1 All resubmissions of data to facilitate the performance test must be completed by 15 August. In the coming weeks, APRA will outline ongoing expectations in relation to compliance with the Financial Sector (Collection of Data) Act 2001.
2 Affected RSE licenses will be informed of APRA’s intention to combine the performance of two or more of their products and assess them as one product in the performance test, as well as any other matters where APRA’s discretion has been required. In August 2021, APRA will publish an Information Paper detailing the methodology that will guide APRA’s exercise of discretion when determining whether the history of two or more products should be combined for the purposes of the performance test.
3 APRA will also publish an Information Paper in August 2021 to provide some early insights into performance of the choice segment of the superannuation industry.
4 Increased member switching during the early stages of the COVID-19 pandemic, together with the early release of superannuation program, also led to APRA seeking information on how member equity issues were being considered by RSE licensees in their investment decision-making.

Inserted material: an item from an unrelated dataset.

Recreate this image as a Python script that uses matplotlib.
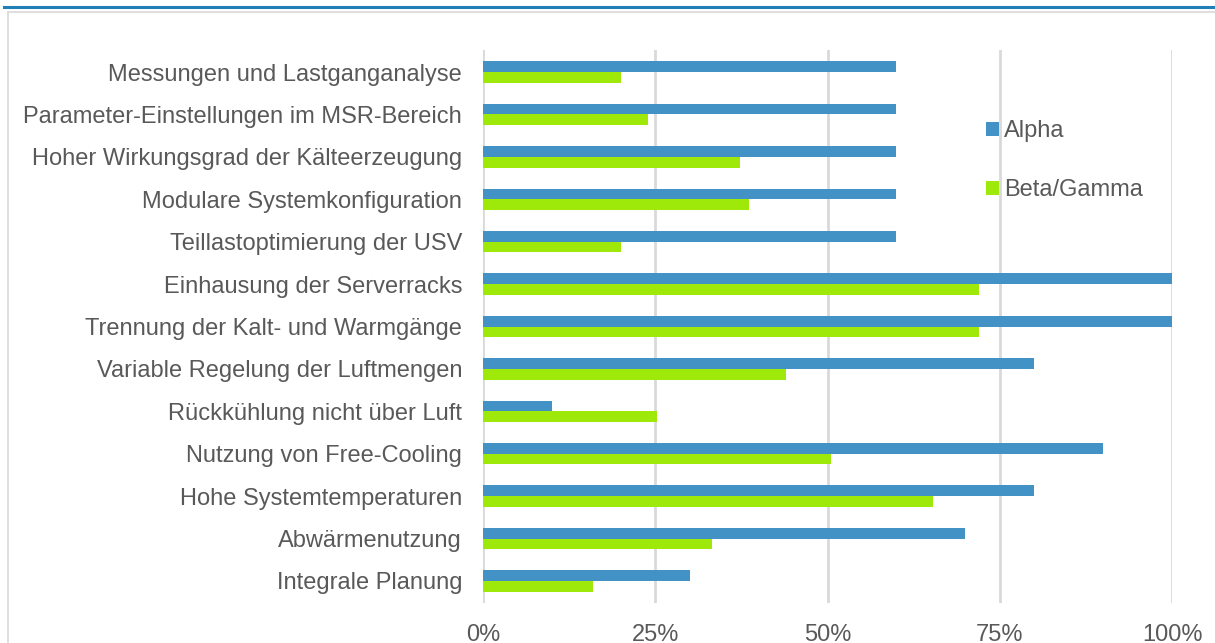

5 Reporting Standard SRS 332.0 Expenses will enable APRA to gain a more complete and comparable picture of expenses relating to the management and operations of all RSE licensees and their RSEs. The first submissions of data under the Reporting Standard will be due by 30 September 2021 and we will consult on the proposed publication of the data later in 2021.The proposed reporting standards are informed by an interim Regulation Impact Statement (RIS). The reporting standards will be made final when APRA determines the reporting standards, which will be after finalising the RIS.